Locate all lines in the data below that hold "this" and show them.

# Record extracts

◇ ◇ ◇ ◇

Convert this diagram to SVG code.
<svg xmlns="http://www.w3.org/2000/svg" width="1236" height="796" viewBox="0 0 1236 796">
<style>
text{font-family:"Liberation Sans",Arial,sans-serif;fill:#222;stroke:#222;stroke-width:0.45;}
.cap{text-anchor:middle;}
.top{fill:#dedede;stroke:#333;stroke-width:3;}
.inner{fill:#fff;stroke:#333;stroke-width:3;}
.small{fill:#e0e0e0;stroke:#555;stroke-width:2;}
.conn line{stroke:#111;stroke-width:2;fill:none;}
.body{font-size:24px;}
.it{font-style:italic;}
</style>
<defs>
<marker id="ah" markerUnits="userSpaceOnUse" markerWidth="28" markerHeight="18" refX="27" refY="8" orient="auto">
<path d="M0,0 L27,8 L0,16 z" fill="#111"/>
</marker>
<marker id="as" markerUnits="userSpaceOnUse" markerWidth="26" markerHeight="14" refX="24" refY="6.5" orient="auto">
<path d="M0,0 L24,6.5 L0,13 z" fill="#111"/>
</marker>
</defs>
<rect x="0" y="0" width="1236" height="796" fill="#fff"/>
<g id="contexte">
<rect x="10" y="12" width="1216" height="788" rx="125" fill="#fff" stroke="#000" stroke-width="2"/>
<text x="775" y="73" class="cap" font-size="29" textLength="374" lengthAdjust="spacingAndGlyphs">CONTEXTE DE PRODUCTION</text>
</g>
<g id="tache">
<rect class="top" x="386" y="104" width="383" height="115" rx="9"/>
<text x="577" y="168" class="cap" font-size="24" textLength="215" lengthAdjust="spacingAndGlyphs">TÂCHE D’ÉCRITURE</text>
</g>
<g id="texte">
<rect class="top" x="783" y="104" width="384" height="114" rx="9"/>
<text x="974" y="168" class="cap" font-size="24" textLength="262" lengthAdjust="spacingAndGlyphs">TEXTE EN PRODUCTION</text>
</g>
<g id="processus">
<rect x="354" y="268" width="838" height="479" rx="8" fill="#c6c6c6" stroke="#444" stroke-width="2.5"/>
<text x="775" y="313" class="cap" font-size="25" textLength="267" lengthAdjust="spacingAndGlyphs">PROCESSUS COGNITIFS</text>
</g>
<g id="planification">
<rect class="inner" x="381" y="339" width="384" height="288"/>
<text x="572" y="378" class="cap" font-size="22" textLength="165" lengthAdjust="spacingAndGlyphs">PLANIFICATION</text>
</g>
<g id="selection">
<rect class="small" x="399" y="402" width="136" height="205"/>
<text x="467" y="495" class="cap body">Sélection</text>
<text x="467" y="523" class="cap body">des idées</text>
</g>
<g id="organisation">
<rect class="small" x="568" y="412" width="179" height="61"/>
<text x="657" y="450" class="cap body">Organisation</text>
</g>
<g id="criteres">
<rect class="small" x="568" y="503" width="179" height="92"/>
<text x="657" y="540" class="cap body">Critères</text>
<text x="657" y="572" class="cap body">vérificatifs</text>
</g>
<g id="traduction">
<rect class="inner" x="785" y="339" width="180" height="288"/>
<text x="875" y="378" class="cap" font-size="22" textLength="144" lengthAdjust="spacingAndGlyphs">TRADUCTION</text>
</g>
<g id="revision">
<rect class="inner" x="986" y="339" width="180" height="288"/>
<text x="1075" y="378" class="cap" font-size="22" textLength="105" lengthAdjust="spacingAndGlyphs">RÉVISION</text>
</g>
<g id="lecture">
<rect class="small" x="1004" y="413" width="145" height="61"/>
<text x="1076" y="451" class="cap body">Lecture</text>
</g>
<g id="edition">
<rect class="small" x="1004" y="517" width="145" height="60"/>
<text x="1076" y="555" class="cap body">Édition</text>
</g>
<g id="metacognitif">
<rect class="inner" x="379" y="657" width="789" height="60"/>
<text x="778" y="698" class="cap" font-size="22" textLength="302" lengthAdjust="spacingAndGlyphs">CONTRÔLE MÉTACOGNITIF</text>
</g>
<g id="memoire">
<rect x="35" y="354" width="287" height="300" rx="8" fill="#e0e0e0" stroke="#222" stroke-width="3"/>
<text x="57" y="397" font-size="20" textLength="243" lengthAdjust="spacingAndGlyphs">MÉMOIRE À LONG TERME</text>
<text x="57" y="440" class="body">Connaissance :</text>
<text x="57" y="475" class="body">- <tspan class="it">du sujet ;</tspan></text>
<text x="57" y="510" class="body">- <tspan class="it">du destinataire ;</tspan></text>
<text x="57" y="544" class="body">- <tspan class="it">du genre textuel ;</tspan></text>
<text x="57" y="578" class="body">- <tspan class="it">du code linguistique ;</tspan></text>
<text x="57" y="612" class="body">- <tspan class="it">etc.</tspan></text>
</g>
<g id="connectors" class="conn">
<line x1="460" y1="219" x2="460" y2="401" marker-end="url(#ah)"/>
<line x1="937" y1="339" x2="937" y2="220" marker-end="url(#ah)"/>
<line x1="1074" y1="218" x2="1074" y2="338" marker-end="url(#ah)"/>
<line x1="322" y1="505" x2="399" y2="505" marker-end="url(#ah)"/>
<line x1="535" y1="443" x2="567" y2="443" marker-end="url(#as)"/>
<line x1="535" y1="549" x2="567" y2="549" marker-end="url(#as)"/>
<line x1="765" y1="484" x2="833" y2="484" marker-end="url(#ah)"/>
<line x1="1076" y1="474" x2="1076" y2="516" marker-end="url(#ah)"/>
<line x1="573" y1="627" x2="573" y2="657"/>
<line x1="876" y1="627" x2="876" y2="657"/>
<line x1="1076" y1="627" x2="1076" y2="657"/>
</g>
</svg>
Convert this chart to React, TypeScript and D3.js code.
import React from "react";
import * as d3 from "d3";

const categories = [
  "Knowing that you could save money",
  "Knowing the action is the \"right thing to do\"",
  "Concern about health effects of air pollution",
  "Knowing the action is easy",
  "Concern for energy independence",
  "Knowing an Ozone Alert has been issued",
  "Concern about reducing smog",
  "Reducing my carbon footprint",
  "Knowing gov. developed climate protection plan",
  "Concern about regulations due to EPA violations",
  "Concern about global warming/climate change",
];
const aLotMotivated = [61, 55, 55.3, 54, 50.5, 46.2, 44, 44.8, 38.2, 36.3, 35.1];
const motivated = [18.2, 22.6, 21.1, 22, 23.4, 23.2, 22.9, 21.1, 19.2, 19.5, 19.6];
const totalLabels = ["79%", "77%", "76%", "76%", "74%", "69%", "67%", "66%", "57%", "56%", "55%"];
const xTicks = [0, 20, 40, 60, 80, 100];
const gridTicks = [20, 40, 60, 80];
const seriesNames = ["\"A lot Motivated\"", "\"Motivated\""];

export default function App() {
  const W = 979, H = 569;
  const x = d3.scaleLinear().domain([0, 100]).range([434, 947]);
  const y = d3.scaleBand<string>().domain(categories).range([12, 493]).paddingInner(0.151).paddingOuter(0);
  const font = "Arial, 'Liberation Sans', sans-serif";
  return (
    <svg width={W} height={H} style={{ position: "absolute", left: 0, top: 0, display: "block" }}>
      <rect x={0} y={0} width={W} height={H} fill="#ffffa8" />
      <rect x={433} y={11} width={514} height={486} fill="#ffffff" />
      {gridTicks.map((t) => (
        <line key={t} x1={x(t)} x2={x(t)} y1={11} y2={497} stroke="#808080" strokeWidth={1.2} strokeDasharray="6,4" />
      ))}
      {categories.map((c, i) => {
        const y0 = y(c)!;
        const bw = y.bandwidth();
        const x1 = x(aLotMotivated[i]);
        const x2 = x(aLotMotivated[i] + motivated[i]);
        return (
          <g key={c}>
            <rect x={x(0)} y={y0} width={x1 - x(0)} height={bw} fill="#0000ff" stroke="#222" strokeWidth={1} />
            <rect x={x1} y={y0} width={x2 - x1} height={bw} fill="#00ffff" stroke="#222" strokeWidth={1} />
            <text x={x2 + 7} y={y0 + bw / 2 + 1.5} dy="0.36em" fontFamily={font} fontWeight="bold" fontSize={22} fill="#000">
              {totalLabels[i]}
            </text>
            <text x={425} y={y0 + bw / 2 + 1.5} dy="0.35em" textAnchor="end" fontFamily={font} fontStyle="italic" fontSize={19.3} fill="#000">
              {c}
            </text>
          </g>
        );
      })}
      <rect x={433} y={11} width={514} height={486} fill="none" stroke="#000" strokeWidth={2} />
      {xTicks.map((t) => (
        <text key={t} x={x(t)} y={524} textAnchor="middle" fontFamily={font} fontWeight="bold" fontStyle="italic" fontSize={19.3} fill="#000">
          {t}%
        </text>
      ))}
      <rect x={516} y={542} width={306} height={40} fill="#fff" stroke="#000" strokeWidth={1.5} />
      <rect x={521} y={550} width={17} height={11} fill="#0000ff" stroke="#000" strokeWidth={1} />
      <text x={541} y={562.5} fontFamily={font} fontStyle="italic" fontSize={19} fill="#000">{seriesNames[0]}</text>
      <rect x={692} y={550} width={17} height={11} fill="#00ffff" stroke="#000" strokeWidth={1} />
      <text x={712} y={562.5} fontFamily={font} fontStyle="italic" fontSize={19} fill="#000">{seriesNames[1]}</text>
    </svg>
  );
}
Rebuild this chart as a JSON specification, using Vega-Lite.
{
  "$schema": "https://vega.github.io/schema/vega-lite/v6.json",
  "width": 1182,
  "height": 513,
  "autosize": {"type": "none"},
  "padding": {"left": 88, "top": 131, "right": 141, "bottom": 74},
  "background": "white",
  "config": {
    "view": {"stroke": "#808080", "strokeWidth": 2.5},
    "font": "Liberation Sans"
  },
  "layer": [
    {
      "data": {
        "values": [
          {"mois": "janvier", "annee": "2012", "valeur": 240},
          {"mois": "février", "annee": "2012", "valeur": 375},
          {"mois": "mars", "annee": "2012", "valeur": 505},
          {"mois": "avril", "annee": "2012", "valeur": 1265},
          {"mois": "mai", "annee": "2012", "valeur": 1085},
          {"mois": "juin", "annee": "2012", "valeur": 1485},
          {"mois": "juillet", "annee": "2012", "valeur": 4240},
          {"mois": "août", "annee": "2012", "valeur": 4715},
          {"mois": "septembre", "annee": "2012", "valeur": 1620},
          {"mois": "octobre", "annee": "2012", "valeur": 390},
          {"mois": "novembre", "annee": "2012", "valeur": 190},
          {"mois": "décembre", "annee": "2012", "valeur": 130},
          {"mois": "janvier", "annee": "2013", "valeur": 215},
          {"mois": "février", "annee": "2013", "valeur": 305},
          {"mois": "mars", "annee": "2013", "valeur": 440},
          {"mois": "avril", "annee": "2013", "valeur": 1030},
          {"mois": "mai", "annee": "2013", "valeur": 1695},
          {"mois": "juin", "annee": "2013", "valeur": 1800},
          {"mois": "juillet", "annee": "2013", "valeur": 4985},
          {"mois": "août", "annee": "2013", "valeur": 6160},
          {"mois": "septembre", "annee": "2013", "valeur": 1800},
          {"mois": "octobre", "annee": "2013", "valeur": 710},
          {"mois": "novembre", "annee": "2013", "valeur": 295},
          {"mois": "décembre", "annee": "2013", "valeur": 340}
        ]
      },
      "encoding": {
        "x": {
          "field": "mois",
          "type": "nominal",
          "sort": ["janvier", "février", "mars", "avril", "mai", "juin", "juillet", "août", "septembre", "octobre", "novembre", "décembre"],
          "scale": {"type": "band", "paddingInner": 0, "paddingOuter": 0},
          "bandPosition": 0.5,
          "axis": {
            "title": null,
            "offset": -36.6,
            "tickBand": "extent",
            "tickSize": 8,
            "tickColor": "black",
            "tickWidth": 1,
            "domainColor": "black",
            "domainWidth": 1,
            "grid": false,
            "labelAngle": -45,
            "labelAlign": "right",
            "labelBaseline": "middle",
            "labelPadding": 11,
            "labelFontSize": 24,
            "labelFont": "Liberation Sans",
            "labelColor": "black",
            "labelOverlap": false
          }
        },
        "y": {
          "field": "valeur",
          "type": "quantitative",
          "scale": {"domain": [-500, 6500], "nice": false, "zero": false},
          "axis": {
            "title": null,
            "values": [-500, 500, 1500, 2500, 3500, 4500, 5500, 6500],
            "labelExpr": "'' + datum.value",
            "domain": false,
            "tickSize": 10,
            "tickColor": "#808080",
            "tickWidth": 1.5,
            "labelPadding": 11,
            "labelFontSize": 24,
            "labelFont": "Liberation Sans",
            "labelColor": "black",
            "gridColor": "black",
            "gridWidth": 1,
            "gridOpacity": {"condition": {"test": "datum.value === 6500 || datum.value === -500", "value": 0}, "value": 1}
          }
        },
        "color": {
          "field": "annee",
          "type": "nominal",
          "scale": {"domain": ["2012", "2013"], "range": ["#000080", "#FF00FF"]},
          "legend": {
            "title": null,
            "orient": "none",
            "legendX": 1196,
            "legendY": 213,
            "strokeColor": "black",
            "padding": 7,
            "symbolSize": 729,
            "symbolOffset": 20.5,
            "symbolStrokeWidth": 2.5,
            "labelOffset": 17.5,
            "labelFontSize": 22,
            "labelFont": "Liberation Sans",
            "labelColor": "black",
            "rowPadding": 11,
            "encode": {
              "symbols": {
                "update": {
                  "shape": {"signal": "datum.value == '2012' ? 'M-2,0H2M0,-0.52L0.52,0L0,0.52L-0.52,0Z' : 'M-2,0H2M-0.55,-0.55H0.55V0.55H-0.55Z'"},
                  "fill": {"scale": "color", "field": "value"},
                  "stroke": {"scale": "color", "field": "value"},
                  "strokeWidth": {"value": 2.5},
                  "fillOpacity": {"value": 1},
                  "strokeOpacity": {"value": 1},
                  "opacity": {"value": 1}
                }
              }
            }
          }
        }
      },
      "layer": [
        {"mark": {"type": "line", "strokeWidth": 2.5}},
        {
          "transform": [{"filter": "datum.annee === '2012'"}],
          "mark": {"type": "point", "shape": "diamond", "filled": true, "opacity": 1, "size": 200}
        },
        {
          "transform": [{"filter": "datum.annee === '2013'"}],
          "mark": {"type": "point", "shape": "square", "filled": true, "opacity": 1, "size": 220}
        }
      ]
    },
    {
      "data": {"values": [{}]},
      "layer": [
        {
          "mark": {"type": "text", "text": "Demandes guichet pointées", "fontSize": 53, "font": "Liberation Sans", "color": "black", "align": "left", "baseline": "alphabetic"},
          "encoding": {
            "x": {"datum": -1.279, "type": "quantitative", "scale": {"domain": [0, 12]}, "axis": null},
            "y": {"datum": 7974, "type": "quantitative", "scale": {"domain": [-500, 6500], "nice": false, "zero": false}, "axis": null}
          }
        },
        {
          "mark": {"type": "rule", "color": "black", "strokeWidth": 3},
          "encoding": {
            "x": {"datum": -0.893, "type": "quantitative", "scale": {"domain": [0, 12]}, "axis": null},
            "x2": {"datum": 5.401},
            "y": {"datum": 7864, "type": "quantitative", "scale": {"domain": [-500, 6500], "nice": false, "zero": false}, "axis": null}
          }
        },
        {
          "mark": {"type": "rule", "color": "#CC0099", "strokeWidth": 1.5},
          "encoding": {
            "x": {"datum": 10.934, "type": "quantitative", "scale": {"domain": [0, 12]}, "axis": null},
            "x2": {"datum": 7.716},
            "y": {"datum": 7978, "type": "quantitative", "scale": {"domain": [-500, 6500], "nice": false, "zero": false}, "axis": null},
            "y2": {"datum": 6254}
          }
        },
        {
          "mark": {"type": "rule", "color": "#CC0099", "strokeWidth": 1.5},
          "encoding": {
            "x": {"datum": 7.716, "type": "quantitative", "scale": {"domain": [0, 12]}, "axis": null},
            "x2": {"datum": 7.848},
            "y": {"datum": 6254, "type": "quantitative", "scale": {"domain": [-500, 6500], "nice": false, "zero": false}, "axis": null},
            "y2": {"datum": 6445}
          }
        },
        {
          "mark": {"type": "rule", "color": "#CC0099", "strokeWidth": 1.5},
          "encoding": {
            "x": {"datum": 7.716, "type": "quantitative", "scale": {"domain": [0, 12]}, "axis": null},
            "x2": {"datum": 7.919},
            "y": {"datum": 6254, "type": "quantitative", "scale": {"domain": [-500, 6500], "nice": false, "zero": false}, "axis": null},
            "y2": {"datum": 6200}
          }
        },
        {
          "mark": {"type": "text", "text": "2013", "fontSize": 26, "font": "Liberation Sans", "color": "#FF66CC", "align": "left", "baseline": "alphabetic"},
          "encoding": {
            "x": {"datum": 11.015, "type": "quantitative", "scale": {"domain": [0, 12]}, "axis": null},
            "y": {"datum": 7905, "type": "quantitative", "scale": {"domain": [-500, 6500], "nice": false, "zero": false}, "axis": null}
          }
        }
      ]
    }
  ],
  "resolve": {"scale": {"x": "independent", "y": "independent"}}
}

◇ ◇ ◇ ◇

# Full response
Convert this diagram to SVG code.
Convert this chart to React, TypeScript and D3.js code.
Rebuild this chart as a JSON specification, using Vega-Lite.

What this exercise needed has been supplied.